## EXERCISE DIRECTIONS
Each line that holds the word "matplotlib" is to be identified and copied.

——

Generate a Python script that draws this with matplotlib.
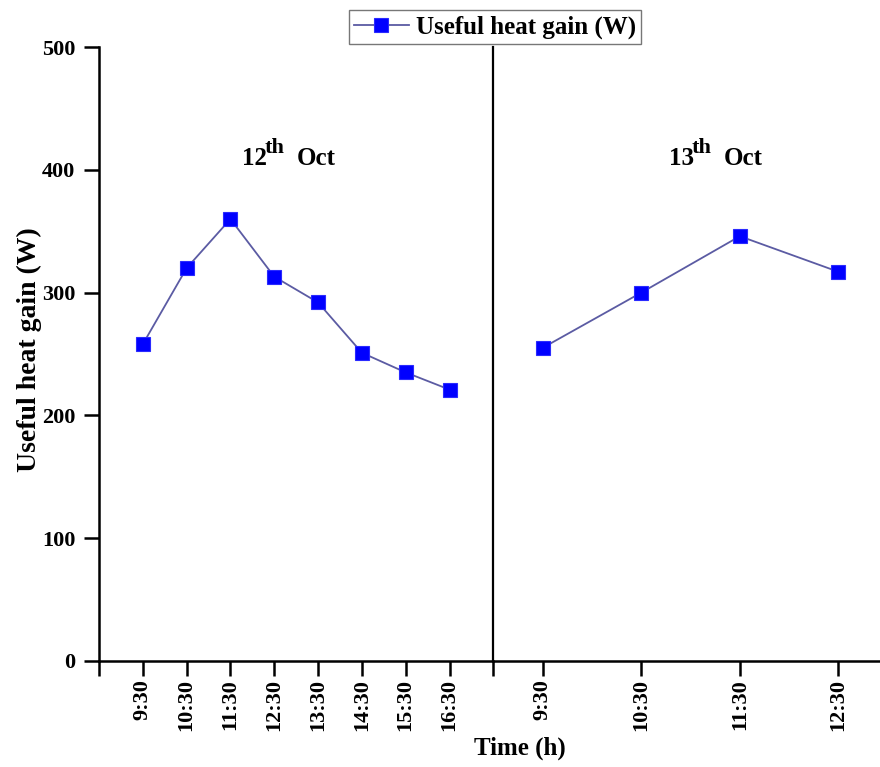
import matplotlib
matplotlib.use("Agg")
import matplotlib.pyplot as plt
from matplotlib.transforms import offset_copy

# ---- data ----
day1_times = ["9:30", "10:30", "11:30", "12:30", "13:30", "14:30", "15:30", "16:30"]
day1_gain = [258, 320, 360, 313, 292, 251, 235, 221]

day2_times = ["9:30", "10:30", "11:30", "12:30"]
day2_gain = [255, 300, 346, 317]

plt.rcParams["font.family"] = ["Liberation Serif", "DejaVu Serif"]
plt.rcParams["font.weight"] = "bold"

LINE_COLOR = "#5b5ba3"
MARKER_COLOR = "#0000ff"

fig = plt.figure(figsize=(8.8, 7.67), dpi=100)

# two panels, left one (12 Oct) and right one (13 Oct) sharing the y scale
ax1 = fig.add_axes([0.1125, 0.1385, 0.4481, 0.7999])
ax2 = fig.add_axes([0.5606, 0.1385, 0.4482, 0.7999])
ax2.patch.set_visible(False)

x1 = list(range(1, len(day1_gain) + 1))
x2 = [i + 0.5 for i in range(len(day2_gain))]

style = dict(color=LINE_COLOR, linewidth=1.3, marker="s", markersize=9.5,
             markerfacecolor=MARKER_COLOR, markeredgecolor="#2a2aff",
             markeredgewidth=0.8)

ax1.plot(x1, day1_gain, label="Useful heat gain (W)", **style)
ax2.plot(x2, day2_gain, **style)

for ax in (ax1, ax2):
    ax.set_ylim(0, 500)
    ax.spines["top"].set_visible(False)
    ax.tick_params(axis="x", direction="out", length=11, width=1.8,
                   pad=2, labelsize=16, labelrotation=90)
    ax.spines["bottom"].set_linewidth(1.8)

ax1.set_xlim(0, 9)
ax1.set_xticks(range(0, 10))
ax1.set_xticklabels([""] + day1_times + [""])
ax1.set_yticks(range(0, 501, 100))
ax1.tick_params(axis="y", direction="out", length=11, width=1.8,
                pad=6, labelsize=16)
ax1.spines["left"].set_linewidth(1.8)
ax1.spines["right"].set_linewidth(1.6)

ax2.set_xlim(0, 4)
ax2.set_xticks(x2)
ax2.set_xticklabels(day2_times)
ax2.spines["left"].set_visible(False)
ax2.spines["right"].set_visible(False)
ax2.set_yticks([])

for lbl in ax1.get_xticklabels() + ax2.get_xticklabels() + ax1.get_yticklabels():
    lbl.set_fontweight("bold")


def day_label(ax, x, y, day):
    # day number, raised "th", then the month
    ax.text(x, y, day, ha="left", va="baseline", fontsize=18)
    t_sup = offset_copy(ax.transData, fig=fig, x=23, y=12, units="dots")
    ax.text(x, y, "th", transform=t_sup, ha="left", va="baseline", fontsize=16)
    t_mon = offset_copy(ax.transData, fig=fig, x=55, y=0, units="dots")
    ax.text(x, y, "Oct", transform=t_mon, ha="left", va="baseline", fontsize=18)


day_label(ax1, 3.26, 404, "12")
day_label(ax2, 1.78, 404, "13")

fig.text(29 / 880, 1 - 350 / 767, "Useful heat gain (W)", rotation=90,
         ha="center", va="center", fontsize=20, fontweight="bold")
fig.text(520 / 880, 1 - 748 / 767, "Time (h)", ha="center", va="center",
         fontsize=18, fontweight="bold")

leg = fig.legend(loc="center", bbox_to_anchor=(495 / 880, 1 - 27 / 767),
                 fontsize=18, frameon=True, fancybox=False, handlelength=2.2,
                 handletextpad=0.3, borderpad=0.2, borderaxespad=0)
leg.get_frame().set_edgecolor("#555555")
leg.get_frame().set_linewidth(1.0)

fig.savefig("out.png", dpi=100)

——

## ANSWER TO THIS TASK
Generate a Python script that draws this with matplotlib.
import matplotlib
matplotlib.use("Agg")
import matplotlib.pyplot as plt
from matplotlib.transforms import offset_copy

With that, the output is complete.